Surprisingly, one of the most important expenses that most people fail to plan for are household repairs such as a leaking roof or a broken appliance. In order to avoid financial ruin, stay ahead of the game by saving 3% of your annual income for repairs. So, if you make $30,000 a year, then you need to save $900 a year. If you purchased a new home, your appliances should last about 10 to 15 years and your roof should be good for at least 30 years! If you purchased an older home, you might have 5 years left on the appliances and 10 or so left on the roof.
I know that may sound like a lot when you are struggling to make ends meet, but remember that you have to take care of your home so it can take care of you.

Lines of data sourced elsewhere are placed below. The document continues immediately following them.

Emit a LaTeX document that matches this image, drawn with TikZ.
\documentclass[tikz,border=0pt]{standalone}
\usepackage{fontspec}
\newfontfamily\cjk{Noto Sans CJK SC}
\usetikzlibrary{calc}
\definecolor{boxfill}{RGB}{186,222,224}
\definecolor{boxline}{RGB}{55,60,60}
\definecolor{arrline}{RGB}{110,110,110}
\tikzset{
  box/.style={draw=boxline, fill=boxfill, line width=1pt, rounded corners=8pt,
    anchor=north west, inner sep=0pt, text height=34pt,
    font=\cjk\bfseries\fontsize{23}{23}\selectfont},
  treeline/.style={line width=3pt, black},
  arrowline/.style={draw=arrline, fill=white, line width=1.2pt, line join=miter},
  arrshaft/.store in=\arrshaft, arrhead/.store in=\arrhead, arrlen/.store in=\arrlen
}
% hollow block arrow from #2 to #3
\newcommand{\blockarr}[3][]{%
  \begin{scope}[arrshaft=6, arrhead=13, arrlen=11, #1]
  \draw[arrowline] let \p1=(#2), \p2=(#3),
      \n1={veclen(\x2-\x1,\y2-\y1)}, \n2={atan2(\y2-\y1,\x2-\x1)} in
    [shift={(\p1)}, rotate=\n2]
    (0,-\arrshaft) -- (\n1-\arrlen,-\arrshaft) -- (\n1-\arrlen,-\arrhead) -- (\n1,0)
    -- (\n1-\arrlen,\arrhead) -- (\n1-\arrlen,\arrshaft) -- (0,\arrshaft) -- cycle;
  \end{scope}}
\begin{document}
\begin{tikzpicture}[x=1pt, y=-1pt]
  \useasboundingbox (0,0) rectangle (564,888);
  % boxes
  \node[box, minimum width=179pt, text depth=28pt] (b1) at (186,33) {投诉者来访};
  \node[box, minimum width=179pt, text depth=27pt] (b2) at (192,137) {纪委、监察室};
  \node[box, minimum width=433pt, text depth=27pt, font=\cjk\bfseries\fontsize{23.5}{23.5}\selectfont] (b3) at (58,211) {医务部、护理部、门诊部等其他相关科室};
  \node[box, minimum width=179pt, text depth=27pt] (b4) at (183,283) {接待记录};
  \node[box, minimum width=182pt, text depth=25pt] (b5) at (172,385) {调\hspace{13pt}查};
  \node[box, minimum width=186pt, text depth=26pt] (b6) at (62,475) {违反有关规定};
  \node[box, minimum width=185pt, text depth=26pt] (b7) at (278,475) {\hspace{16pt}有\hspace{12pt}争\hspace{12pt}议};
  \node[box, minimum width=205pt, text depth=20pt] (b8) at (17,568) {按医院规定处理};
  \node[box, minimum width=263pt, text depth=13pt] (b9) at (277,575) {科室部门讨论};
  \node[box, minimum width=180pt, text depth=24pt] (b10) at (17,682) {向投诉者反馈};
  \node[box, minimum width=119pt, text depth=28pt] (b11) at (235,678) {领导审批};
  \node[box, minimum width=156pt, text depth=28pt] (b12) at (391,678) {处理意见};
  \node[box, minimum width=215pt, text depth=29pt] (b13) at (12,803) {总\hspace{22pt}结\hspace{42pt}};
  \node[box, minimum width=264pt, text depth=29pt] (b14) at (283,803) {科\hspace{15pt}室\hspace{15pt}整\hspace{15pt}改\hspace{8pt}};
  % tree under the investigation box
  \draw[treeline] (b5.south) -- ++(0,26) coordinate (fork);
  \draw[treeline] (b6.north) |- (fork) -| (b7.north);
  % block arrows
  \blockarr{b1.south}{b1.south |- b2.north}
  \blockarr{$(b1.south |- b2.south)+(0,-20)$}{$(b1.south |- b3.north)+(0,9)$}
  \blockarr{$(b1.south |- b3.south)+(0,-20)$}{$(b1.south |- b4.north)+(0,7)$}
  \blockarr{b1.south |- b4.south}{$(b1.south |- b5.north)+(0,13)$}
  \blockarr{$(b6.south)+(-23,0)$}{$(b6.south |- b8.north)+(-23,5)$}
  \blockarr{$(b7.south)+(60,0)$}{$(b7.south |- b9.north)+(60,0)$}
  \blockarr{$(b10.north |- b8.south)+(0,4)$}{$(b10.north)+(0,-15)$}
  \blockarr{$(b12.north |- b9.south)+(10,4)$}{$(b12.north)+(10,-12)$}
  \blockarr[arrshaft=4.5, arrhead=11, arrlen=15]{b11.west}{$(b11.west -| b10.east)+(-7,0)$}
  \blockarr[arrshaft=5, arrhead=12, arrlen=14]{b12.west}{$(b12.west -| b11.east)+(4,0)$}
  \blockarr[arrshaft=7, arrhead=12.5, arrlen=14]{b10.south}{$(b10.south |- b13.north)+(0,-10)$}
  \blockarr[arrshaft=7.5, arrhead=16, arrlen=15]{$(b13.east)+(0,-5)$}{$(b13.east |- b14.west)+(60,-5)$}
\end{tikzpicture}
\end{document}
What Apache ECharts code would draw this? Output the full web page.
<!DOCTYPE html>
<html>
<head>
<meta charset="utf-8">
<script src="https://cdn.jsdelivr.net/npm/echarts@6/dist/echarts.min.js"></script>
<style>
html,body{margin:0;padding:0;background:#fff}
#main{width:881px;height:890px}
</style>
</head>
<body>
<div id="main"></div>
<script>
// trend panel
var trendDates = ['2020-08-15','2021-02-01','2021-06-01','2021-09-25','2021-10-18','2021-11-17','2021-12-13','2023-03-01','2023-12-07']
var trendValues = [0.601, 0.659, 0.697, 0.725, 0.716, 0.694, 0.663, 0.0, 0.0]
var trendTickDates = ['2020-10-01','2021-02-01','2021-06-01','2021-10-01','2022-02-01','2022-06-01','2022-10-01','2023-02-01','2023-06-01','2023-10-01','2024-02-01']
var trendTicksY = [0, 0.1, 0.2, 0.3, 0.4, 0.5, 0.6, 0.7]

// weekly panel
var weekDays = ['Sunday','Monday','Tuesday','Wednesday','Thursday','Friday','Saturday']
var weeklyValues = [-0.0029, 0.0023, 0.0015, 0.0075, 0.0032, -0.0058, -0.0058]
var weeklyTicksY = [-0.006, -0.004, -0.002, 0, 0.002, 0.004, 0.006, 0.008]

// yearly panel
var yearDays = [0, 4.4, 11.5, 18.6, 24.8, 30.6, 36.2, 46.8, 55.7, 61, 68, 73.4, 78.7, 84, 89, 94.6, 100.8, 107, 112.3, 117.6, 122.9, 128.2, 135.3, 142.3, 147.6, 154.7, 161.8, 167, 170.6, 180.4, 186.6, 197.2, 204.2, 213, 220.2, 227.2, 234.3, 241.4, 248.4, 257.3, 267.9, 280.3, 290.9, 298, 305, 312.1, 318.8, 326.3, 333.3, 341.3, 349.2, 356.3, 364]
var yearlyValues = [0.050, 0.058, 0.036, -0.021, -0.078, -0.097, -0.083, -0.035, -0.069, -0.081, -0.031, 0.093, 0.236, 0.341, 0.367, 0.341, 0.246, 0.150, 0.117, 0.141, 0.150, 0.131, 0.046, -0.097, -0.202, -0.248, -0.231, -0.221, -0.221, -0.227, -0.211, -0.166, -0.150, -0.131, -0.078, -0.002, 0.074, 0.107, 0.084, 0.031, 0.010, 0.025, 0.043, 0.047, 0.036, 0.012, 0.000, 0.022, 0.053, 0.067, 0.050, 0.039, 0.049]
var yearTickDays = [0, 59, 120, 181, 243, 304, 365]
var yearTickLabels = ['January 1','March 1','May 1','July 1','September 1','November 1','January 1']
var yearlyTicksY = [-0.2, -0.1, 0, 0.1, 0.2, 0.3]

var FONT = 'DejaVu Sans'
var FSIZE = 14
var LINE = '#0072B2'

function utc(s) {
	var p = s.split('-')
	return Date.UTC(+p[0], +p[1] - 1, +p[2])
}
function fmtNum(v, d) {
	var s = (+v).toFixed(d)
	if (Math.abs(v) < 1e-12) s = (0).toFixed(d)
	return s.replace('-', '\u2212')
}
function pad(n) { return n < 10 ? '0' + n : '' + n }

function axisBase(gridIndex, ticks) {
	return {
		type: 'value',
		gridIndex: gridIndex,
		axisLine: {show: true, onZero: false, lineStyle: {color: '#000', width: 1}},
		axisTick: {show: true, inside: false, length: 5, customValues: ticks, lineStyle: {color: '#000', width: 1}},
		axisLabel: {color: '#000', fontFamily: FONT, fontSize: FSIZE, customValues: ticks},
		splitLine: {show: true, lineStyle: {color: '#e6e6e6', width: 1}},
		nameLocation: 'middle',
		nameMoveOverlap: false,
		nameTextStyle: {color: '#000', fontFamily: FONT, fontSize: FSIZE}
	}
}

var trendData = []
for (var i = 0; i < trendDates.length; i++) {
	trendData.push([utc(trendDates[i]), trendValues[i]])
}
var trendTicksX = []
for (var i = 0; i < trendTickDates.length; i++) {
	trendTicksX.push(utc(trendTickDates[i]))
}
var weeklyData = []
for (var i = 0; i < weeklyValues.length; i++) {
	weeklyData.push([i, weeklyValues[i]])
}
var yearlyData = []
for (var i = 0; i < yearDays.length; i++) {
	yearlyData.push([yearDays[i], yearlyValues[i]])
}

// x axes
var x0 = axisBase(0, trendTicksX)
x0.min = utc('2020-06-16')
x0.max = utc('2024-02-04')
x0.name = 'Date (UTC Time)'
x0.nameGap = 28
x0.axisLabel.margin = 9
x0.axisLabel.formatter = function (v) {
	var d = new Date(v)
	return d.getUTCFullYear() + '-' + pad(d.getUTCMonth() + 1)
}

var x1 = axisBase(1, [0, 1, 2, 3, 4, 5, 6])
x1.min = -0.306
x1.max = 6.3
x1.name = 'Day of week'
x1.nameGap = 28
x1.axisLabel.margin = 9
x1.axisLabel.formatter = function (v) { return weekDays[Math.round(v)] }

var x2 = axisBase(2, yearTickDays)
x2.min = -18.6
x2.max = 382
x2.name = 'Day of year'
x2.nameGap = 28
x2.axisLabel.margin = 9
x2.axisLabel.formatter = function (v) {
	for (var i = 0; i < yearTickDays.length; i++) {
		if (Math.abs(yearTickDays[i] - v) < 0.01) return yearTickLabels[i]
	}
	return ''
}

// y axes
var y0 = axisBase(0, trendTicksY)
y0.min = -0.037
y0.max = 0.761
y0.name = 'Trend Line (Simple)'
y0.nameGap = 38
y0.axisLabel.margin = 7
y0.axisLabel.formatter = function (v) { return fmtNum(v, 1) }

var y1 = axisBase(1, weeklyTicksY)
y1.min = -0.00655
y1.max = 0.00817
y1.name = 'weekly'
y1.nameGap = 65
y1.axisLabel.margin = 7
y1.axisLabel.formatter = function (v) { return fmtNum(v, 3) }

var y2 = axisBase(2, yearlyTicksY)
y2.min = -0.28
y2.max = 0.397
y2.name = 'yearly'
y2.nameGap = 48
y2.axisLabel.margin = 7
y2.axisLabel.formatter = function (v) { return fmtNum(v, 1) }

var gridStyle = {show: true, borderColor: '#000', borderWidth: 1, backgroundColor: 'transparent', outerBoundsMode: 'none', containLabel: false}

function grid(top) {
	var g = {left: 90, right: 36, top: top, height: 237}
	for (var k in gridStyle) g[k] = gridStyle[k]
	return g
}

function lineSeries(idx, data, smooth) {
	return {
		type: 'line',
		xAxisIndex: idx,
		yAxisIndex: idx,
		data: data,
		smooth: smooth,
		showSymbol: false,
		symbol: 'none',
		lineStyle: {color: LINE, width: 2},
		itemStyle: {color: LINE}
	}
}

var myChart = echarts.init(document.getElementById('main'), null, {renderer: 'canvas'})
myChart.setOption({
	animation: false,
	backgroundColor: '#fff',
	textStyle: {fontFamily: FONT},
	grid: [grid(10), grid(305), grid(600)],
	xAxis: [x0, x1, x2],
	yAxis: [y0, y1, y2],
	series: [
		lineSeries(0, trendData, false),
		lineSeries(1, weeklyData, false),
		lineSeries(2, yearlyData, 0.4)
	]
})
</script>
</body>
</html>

This is another monthly expense that most people underestimate. Establishing a food budget can be tricky because food prices can skyrocket and sales can be scarce. On top of all that, numerous of articles share that Americans waste upwards of 35 million pounds of food each year! A lot of that has to do with the fact that we forget the food is in our refrigerators and the other half can be attributed to eating out.
Look over the past 6 months of expenses and really think long and hard about the foods you consume. Are you buying fresh produce and letting it spoil because of its short shelf-life? If that’s the case, you might want to opt for frozen vegetables which offers a larger quantity and will last longer. Other areas to look at include buying products that have longer shelf lives like rice, oatmeal, and spices. Reviewing your food budget every 6 months can help you save upwards of 25% a year if you make the adjustments as you find problems in your spending.
With all the bills we have to pay, the idea of planning to buy other people gifts seems silly. But often times we charge presents for friends and family on our credit cards because we failed to budget enough money for Mother’s Day, Christmas, baby and wedding showers, and birthdays. Depending on the occasion, one could expect to spend anywhere from $25 to $300 on special occasions and holidays (excluding Christmas)!!!!
If you usually spend $25 on gifts for occasions outside of Christmas, then plan a month or two ahead to ensure that the extra money will not derail your budget. If you tend to spend a lot of money on Christmas gifts and dinners, then start saving your Christmas budget in January! Saving $100 a month and you will have $1200 to spend on family and friends…hopefully that should be enough to buy a few kiddie toys, a tie for Dad, and baskets and cards everyone else in the family.
You never know when you are going to run short on money or when that appliance is going to break. The best way to avoid a complete financial meltdown is to plan for these expenses in advance and reduce the risk of putting yourself in debt.